# Tax on government pensions



## redbourn (May 8, 2013)

Have been in Portugal for almost 5 years and have not worked in that time.

Will ask for permanent residency in the next couple of weeks.

Am a UK citizen but have two government retirement pensions; one from the UK and one from the US.

So in short, how much tax free pension am I allowed in Portugal?

I have no private pensions.

Thanks, 

Michael


----------



## RichardHenshall (Jul 26, 2009)

Approximately 4.100,00 €


----------



## redbourn (May 8, 2013)

RichardHenshall said:


> Approximately 4.100,00 €


A month and not a year I hope.

Thanks


----------



## RichardHenshall (Jul 26, 2009)

You hope in vain.
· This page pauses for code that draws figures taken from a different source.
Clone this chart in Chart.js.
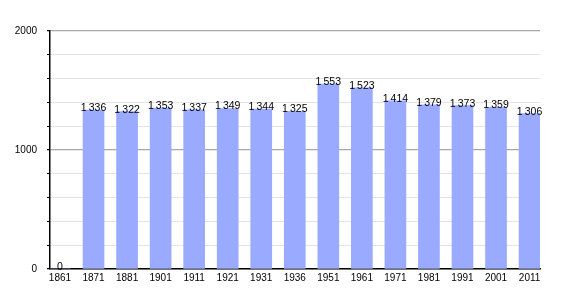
<!DOCTYPE html>
<html>
<head>
<meta charset="utf-8">
<style>
  body { margin: 0; background: #fff; }
  #chart { display: block; }
</style>
<script src="https://cdn.jsdelivr.net/npm/chart.js@4/dist/chart.umd.min.js"></script>
</head>
<body>
<canvas id="chart" width="570" height="300"></canvas>
<script>
// DATA
const years = ['1861', '1871', '1881', '1901', '1911', '1921', '1931', '1936', '1951', '1961', '1971', '1981', '1991', '2001', '2011'];
const population = [0, 1336, 1322, 1353, 1337, 1349, 1344, 1325, 1553, 1523, 1414, 1379, 1373, 1359, 1306];
const yLabels = [0, 1000, 2000];

function fmt(n) {
    const s = String(n);
    return s.length > 3 ? s.slice(0, -3) + '\u2009' + s.slice(-3) : s;
}

// labels above bars
const valueLabels = {
    id: 'valueLabels',
    afterDatasetsDraw(chart) {
        const ctx = chart.ctx;
        const meta = chart.getDatasetMeta(0);
        ctx.save();
        ctx.font = '10.5px "Liberation Sans", Arial, sans-serif';
        ctx.fillStyle = '#000';
        ctx.textAlign = 'center';
        ctx.textBaseline = 'alphabetic';
        meta.data.forEach((bar, i) => {
            ctx.fillText(fmt(population[i]), bar.x, bar.y + 1);
        });
        ctx.restore();
    }
};

const points = population.map((v, i) => ({ x: i, y: v }));

new Chart(document.getElementById('chart').getContext('2d'), {
    type: 'bar',
    data: {
        datasets: [{
            data: points,
            backgroundColor: '#99aaff',
            borderWidth: 0,
            barThickness: 21
        }]
    },
    options: {
        responsive: false,
        animation: false,
        layout: { padding: { top: 31, right: 30, left: 0, bottom: 0 } },
        plugins: { legend: { display: false }, tooltip: { enabled: false } },
        scales: {
            x: {
                type: 'linear',
                offset: false,
                min: -0.298,
                max: 14.311,
                afterFit: s => { s.height = 31; },
                afterBuildTicks: s => { s.ticks = years.map((y, i) => ({ value: i })); },
                ticks: {
                    autoSkip: false,
                    maxRotation: 0,
                    padding: 3,
                    color: '#000',
                    font: { family: '"Liberation Sans", Arial, sans-serif', size: 10 },
                    callback: v => years[v]
                },
                grid: { display: false, drawTicks: false },
                border: { color: '#000', width: 1.5 }
            },
            y: {
                min: 0,
                max: 2000,
                afterFit: s => { s.width = 50; },
                ticks: {
                    stepSize: 200,
                    padding: 10,
                    color: '#000',
                    font: { family: '"Liberation Sans", Arial, sans-serif', size: 10 },
                    callback: v => yLabels.includes(v) ? String(v) : ''
                },
                grid: {
                    tickLength: 3,
                    tickColor: '#000',
                    color: ctx => (ctx.tick && ctx.tick.value % 1000 === 0) ? '#a8a8a8' : '#e4e4e4',
                    lineWidth: ctx => (ctx.tick && ctx.tick.value % 1000 === 0) ? 1.2 : 1
                },
                border: { color: '#000', width: 1.5 }
            }
        }
    },
    plugins: [valueLabels]
});
</script>
</body>
</html>
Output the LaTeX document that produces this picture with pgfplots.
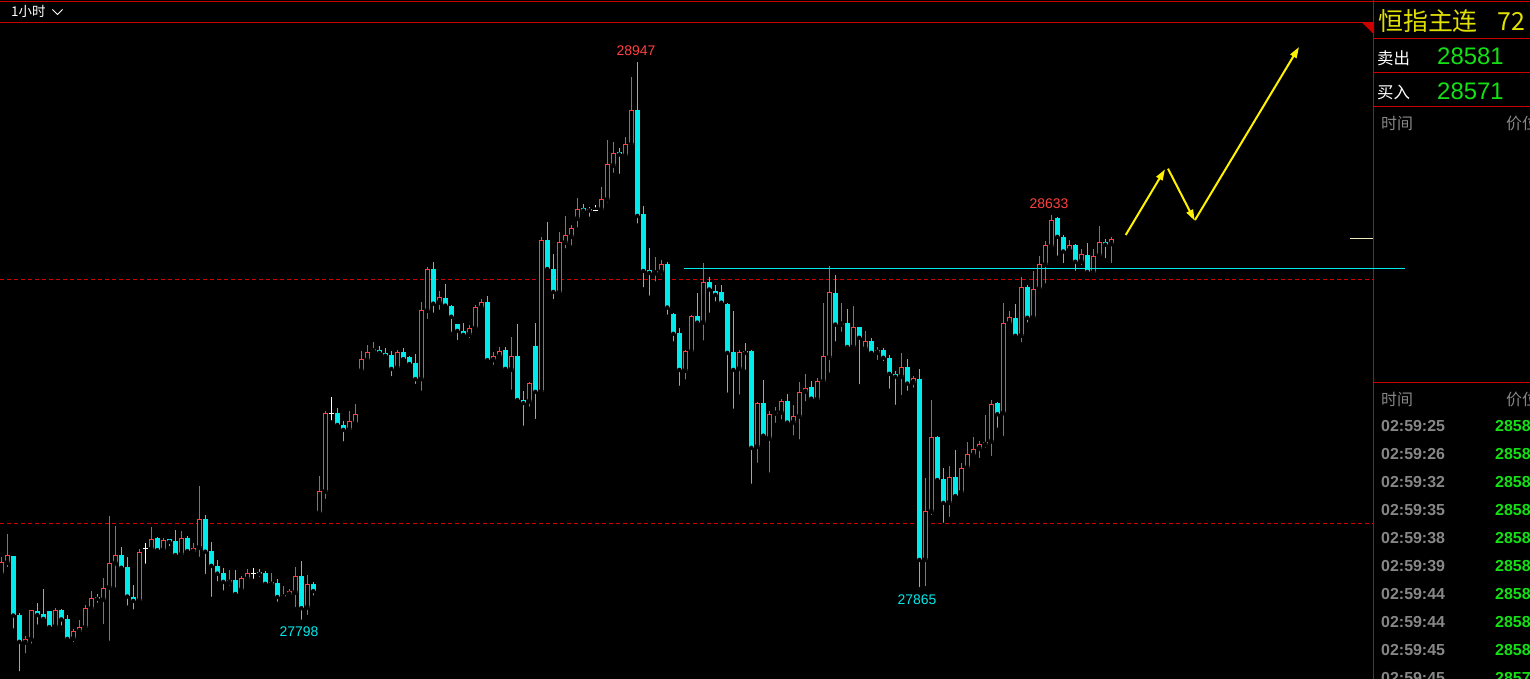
\documentclass[border=0pt]{standalone}
\usepackage{pgfplots}
\pgfplotsset{compat=1.18}
\usepackage{pgfplotstable}
\usepackage{fontspec}
\setmainfont{Liberation Sans}
\newfontfamily\cjk{Noto Sans CJK SC}
\usetikzlibrary{arrows.meta}

\definecolor{upred}{RGB}{255,64,64}
\definecolor{dncyan}{RGB}{0,235,235}
\definecolor{gridred}{RGB}{215,0,0}
\definecolor{framered}{RGB}{205,0,0}
\definecolor{quote}{RGB}{20,225,20}
\definecolor{hdr}{RGB}{225,225,0}
\definecolor{lbl}{RGB}{135,135,135}
\definecolor{pmark}{RGB}{235,235,190}

% hourly candles: index, open, high, low, close
\pgfplotstableread{
k o h l c
0 27896 27932 27889 27921
1 27919 27978 27906 27935
2 27933 27934 27780 27811
3 27812 27816 27692 27757
4 27755 27768 27729 27762
5 27762 27823 27749 27822
6 27820 27837 27788 27812
7 27814 27865 27803 27804
8 27820 27821 27785 27787
9 27788 27826 27782 27822
10 27822 27825 27786 27803
11 27804 27811 27761 27763
12 27763 27783 27752 27779
13 27778 27802 27776 27787
14 27786 27832 27778 27826
15 27825 27861 27824 27846
16 27849 27855 27833 27845
17 27843 27887 27789 27867
18 27868 28015 27755 27919
19 27918 27995 27864 27935
20 27935 27952 27901 27909
21 27910 27931 27827 27850
22 27849 27874 27819 27841
23 27841 27947 27837 27941
24 27949 27960 27913 27949
25 27947 27993 27945 27967
26 27970 27972 27942 27945
27 27945 27970 27940 27966
28 27967 27968 27949 27962
29 27964 27986 27930 27935
30 27936 27984 27930 27970
31 27970 27974 27941 27943
32 27942 27960 27940 27949
33 27950 28077 27927 28010
34 28009 28017 27892 27942
35 27943 27962 27845 27913
36 27913 27925 27877 27897
37 27898 27908 27858 27880
38 27878 27904 27868 27884
39 27884 27904 27853 27855
40 27863 27892 27862 27888
41 27886 27906 27884 27898
42 27898 27908 27882 27898
43 27901 27906 27886 27896
44 27898 27902 27874 27876
45 27874 27898 27868 27880
46 27878 27886 27835 27849
47 27848 27871 27843 27854
48 27854 27866 27850 27861
49 27858 27910 27824 27893
50 27892 27923 27798 27826
51 27827 27894 27808 27876
52 27876 27880 27848 27861
53 28021 28097 28020 28066
54 28065 28231 28046 28226
55 28226 28259 28207 28226
56 28226 28237 28198 28202
57 28202 28210 28164 28192
58 28192 28231 28186 28210
59 28205 28245 28203 28224
60 28313 28354 28304 28337
61 28335 28366 28331 28351
62 28353 28372 28350 28357
63 28356 28364 28344 28350
64 28350 28360 28340 28344
65 28346 28354 28298 28317
66 28319 28356 28311 28352
67 28352 28360 28331 28337
68 28342 28343 28323 28327
69 28329 28348 28282 28296
70 28296 28454 28268 28438
71 28436 28527 28415 28522
72 28522 28536 28428 28451
73 28453 28477 28434 28464
74 28462 28491 28442 28447
75 28446 28448 28389 28424
76 28409 28410 28372 28395
77 28395 28411 28382 28387
78 28387 28407 28376 28401
79 28400 28448 28399 28444
80 28442 28460 28440 28454
81 28454 28467 28334 28335
82 28335 28352 28321 28344
83 28342 28362 28337 28354
84 28356 28362 28309 28317
85 28315 28382 28270 28344
86 28344 28409 28251 28253
87 28253 28272 28196 28247
88 28250 28290 28235 28288
89 28364 28411 28210 28270
90 28270 28588 28266 28581
91 28581 28618 28518 28522
92 28522 28553 28456 28475
93 28473 28598 28471 28577
94 28576 28631 28560 28591
95 28588 28612 28566 28606
96 28625 28668 28603 28645
97 28647 28655 28633 28642
98 28645 28649 28625 28642
99 28642 28653 28633 28644
100 28644 28690 28640 28665
101 28664 28787 28654 28737
102 28734 28783 28715 28761
103 28762 28770 28713 28757
104 28754 28793 28748 28778
105 28777 28916 28775 28848
106 28848 28947 28611 28631
107 28635 28651 28480 28518
108 28520 28565 28463 28514
109 28513 28547 28492 28517
110 28516 28540 28506 28532
111 28532 28536 28424 28443
112 28430 28431 28369 28389
113 28391 28401 28278 28315
114 28313 28355 28291 28354
115 28352 28427 28351 28426
116 28426 28473 28410 28412
117 28412 28534 28371 28495
118 28495 28506 28428 28480
119 28477 28489 28451 28469
120 28475 28489 28451 28453
121 28450 28452 28264 28350
122 28352 28436 28231 28315
123 28317 28356 28260 28352
124 28354 28370 28311 28350
125 28354 28355 28077 28155
126 28157 28249 28120 28247
127 28247 28294 28179 28180
128 28174 28231 28100 28224
129 28225 28239 28202 28229
130 28227 28255 28209 28251
131 28251 28266 28205 28207
132 28207 28243 28176 28220
133 28219 28290 28168 28270
134 28270 28307 28246 28278
135 28280 28292 28248 28256
136 28254 28298 28252 28292
137 28291 28452 28289 28344
138 28340 28528 28305 28475
139 28473 28510 28369 28408
140 28408 28452 28389 28411
141 28411 28440 28360 28362
142 28362 28446 28358 28403
143 28403 28404 28281 28381
144 28358 28395 28352 28374
145 28374 28380 28344 28350
146 28350 28362 28331 28356
147 28356 28360 28329 28340
148 28340 28346 28272 28307
149 28307 28313 28239 28301
150 28301 28350 28259 28320
151 28320 28337 28268 28287
152 28289 28302 28274 28298
153 28296 28317 27865 27925
154 27925 28093 27867 28025
155 28024 28253 28013 28177
156 28177 28179 28085 28089
157 28091 28114 27997 28042
158 28042 28118 28009 28095
159 28095 28151 28048 28056
160 28063 28124 28062 28114
161 28114 28167 28112 28142
162 28140 28177 28138 28153
163 28153 28169 28130 28163
164 28161 28222 28151 28167
165 28168 28253 28134 28245
166 28247 28249 28192 28224
167 28226 28452 28175 28411
168 28410 28436 28401 28423
169 28421 28450 28382 28385
170 28385 28506 28367 28485
171 28485 28489 28408 28422
172 28422 28518 28421 28481
173 28481 28549 28480 28532
174 28531 28579 28488 28571
175 28568 28633 28564 28623
176 28627 28628 28545 28588
177 28588 28592 28530 28558
178 28560 28581 28557 28571
179 28571 28573 28514 28537
180 28537 28563 28526 28553
181 28551 28575 28510 28516
182 28514 28563 28513 28549
183 28549 28610 28543 28577
184 28577 28584 28540 28572
185 28573 28588 28530 28584
}\kline

\pgfplotsset{
  candle/.style n args={2}{only marks, mark=none,
    error bars/y dir=plus, error bars/y explicit, error bars/error mark=none,
    error bars/error bar style={draw=#1, line width=#2}},
  up/.style={x filter/.expression={\thisrow{c}>\thisrow{o} ? x : nan}},
  down/.style={x filter/.expression={\thisrow{c}<\thisrow{o} ? x : nan}},
  flat/.style={x filter/.expression={\thisrow{c}==\thisrow{o} ? x : nan}},
}

\begin{document}
\begin{tikzpicture}[x=1bp, y=1bp]
\useasboundingbox (0,0) rectangle (1530,679);
\fill[black] (0,0) rectangle (1530,679);

\begin{axis}[
  at={(0,0)}, anchor=south west,
  scale only axis, width=1373bp, height=657bp,
  xmin=-0.217, xmax=228.62,
  ymin=27680.7, ymax=29028.9,
  axis line style={draw=none}, ticks=none,
  clip mode=individual,
]
\draw[gridred, line width=1.3bp, dash pattern=on 4bp off 3bp]
  (axis cs:-0.217,28500) -- (axis cs:228.62,28500);
\draw[gridred, line width=1.3bp, dash pattern=on 4bp off 3bp]
  (axis cs:-0.217,28000) -- (axis cs:228.62,28000);

% wicks
\addplot[up, candle={upred}{1bp}] table[x=k, y=l, y error expr=\thisrow{h}-\thisrow{l}] {\kline};
\addplot[down, candle={dncyan}{1bp}] table[x=k, y=l, y error expr=\thisrow{h}-\thisrow{l}] {\kline};
\addplot[flat, candle={white}{1bp}] table[x=k, y=l, y error expr=\thisrow{h}-\thisrow{l}] {\kline};

% bodies
\addplot[down, candle={dncyan}{5bp}] table[x=k, y=c, y error expr=\thisrow{o}-\thisrow{c}] {\kline};
\addplot[up, candle={upred}{5bp}] table[x=k, y=o, y error expr=\thisrow{c}-\thisrow{o}] {\kline};
\addplot[up, candle={black}{3bp}] table[x=k, y expr=\thisrow{o}+2.05, y error expr={max(\thisrow{c}-\thisrow{o}-4.1,0)}] {\kline};
\addplot[flat, only marks, mark=-, mark size=2.5bp, mark options={draw=white, line width=1bp}] table[x=k, y=o] {\kline};

% extreme labels
\node[upred, font=\fontsize{14}{14}\selectfont] at (axis cs:105.78,28969) {28947};
\node[upred, font=\fontsize{14}{14}\selectfont] at (axis cs:174.6,28655) {28633};
\node[dncyan, font=\fontsize{14}{14}\selectfont] at (axis cs:49.6,27777) {27798};
\node[dncyan, font=\fontsize{14}{14}\selectfont] at (axis cs:152.6,27843) {27865};
\end{axis}

% frame lines
\draw[framered, line width=1.2bp] (0,677.7) -- (1530,677.7);
\draw[framered, line width=1.2bp] (0,656.7) -- (1374,656.7);
\fill[framered] (1361.7,656.7) -- (1374,656.7) -- (1374,644.7) -- cycle;
\draw[framered, line width=1.2bp] (1373.5,0) -- (1373.5,679);
\foreach \yy in {640.7,606.7,572.3,296.3}
  \draw[framered, line width=1.2bp] (1374,\yy) -- (1530,\yy);

% last price marker and neckline
\draw[pmark, line width=1bp] (1350,440) -- (1373,440);
\draw[dncyan, line width=1.8bp] (684,410.5) -- (1405,410.5);

% forecast arrows
\begin{scope}[yellow, line width=2bp, -{Triangle[length=11bp, width=7bp]}]
  \draw (1125.7,444) -- (1165,509.7);
  \draw (1168,510.3) -- (1194.7,458.3);
  \draw (1195,459) -- (1299,632);
\end{scope}

% period selector
\node[white, anchor=west, inner sep=0, font=\cjk\fontsize{13.5}{13.5}\selectfont] at (11,667.5) {1小时};
\draw[white, line width=1bp] (52.5,669.5) -- (57.5,664.5) -- (62.5,669.5);

% quote panel
\node[hdr, anchor=west, inner sep=0, font=\cjk\fontsize{25}{25}\selectfont] at (1378,658) {恒指主连};
\node[hdr, anchor=west, inner sep=0, font=\cjk\fontsize{25}{25}\selectfont] at (1497,658) {72};
\node[white, anchor=west, inner sep=0, font=\cjk\fontsize{16.5}{16.5}\selectfont] at (1377,620.5) {卖出};
\node[white, anchor=west, inner sep=0, font=\cjk\fontsize{16.5}{16.5}\selectfont] at (1377,586.5) {买入};
\node[quote, anchor=west, inner sep=0, font=\fontsize{24}{24}\selectfont] at (1437,623) {28581};
\node[quote, anchor=west, inner sep=0, font=\fontsize{24}{24}\selectfont] at (1437,588) {28571};
\node[lbl, anchor=west, inner sep=0, font=\cjk\fontsize{16}{16}\selectfont] at (1381,555.5) {时间};
\node[lbl, anchor=west, inner sep=0, font=\cjk\fontsize{16}{16}\selectfont] at (1506,555.5) {价位};
\node[lbl, anchor=west, inner sep=0, font=\cjk\fontsize{16}{16}\selectfont] at (1381,279.5) {时间};
\node[lbl, anchor=west, inner sep=0, font=\cjk\fontsize{16}{16}\selectfont] at (1506,279.5) {价位};

\foreach \t/\p/\yy in {25/2858/253, 26/2858/225, 32/2858/197, 35/2858/169,
    38/2858/141, 39/2858/113, 44/2858/85, 44/2858/57, 45/2858/29, 45/2857/1.3}{
  \node[lbl, anchor=west, inner sep=0, font=\bfseries\fontsize{16}{16}\selectfont] at (1381,\yy) {02:59:\t};
  \node[quote, anchor=west, inner sep=0, font=\bfseries\fontsize{16}{16}\selectfont] at (1495,\yy) {\p};
}
\end{tikzpicture}
\end{document}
Per year.


----------



## redbourn (May 8, 2013)

RichardHenshall said:


> You hope in vain. Per year.



I read elsewhere 970 euros a month tax free.

4,100 a year would be 341 euros a month. which, sorry doesn't sound possible for state pensions.


And then there's this ..

Enjoy 10 years of tax-free pensions in Portugal | Portugal Resident


----------



## RichardHenshall (Jul 26, 2009)

I may, of course, be wrong. There are various other tax allowances for residents relating to healthcare, rental leases etc so it may be possible to receive more before paying tax.

You're years too late for the NHR scheme as you had to apply by the end of March following the year in which you became resident.


----------



## robc (Jul 17, 2008)

RichardHenshall said:


> I may, of course, be wrong. There are various other tax allowances for residents relating to healthcare, rental leases etc so it may be possible to receive more before paying tax.
> 
> No I think you are right..............it is a paltry amount.
> 
> Rob


----------



## robc (Jul 17, 2008)

redbourn said:


> I read elsewhere 970 euros a month tax free.
> 
> 4,100 a year would be 341 euros a month. which, sorry doesn't sound possible for state pensions.


I may be mistaken but iirc the 970 euros per month is the national average earnings.

The NHR scheme is possibly coming to the end of it's life and probably best discussed in a separate thread 

Rob


----------



## Pgmills (Jan 19, 2015)

NHR is neither here nor there regarding government pensions accrued in the UK as these are not covered by the double tax agreement and are solely taxable by HMRC.


----------